Calling for deportation of all terrorists, Sir John told the BBC Radio 4 that from the time he demitted office in 1997, he was aware of an increasing number of Islamist terror groups in the country and hence it would be wrong to say the Iraq war was responsible for the new wave of Islamist attacks. In fact, he said, terrorism had been growing for the past thirty years and did not threaten only the West.


            This is strong stuff. It is also a lesson to all political parties in India about how mature and responsible leaders conduct themselves in the face of terrorist attacks upon their nations and peoples. Far from using the London blasts to corner the Blair Government and canvass minority votes for his party for future elections, Mr. Major spoke up uncompromisingly against the politics of terror. Even more impressively, he dared defend the tragic shooting by the London police which resulted in the death of an innocent Brazilian national, saying: "I rather prefer the expression shoot-to-protect rather than shoot-to-kill. I think that is a more accurate description of what happened."

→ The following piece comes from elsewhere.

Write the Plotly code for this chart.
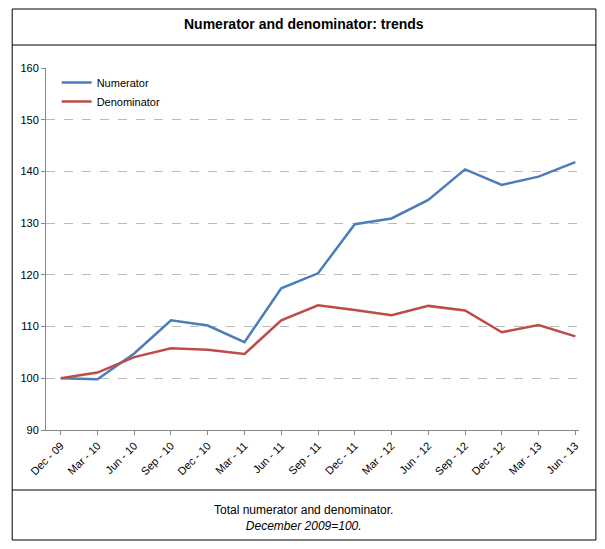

Sir John's remark about the local roots of an internationally connected terrorism effectively sums up the nature of the threat facing the world. While it is true that key terrorists in the London blasts had a Pakistani connection, the fact of the matter is also that there has been a home-grown radicalism of Britain's Islamic community, especially after the 2003 Twin Towers tragedy. This is a reality the hitherto indulgent Blair Government will have to admit, a fact Pakistani President Pervez Musharraf was quick to point out.


So while it is true that the London bombers visited Pakistan prior to the attacks, it is unlikely that they went there for ideological training. As Pakistani scholar Admed Rashid recently told Spiegel Online, it is far more likely that they came to make contacts with militant groups and for training. This is likely because several Pakistani madrassas have been taken over by terrorist groups which are using them as recruiting platforms. And the reason why Gen. Musharraf cannot genuinely shut them down is because they are run by groups whose support he needs for some aspects of his foreign policy, most notably regarding Jammu & Kashmir and Afghanistan.


It is therefore unlikely that Pakistan, which is emerging as the global fulcrum of international Islamic terrorism, would be able to close down the military training camps conducted by terrorist-run madrassas or the ISI; hence the world is likely to witness more and more instances of terrorism with the ISI connection. India constitutes the hinterland of ISI-Islamic terrorism, but now the latter has extended its footprint into the front garden of Western nations. There has never been a better moment for an organized campaign to combat terrorism.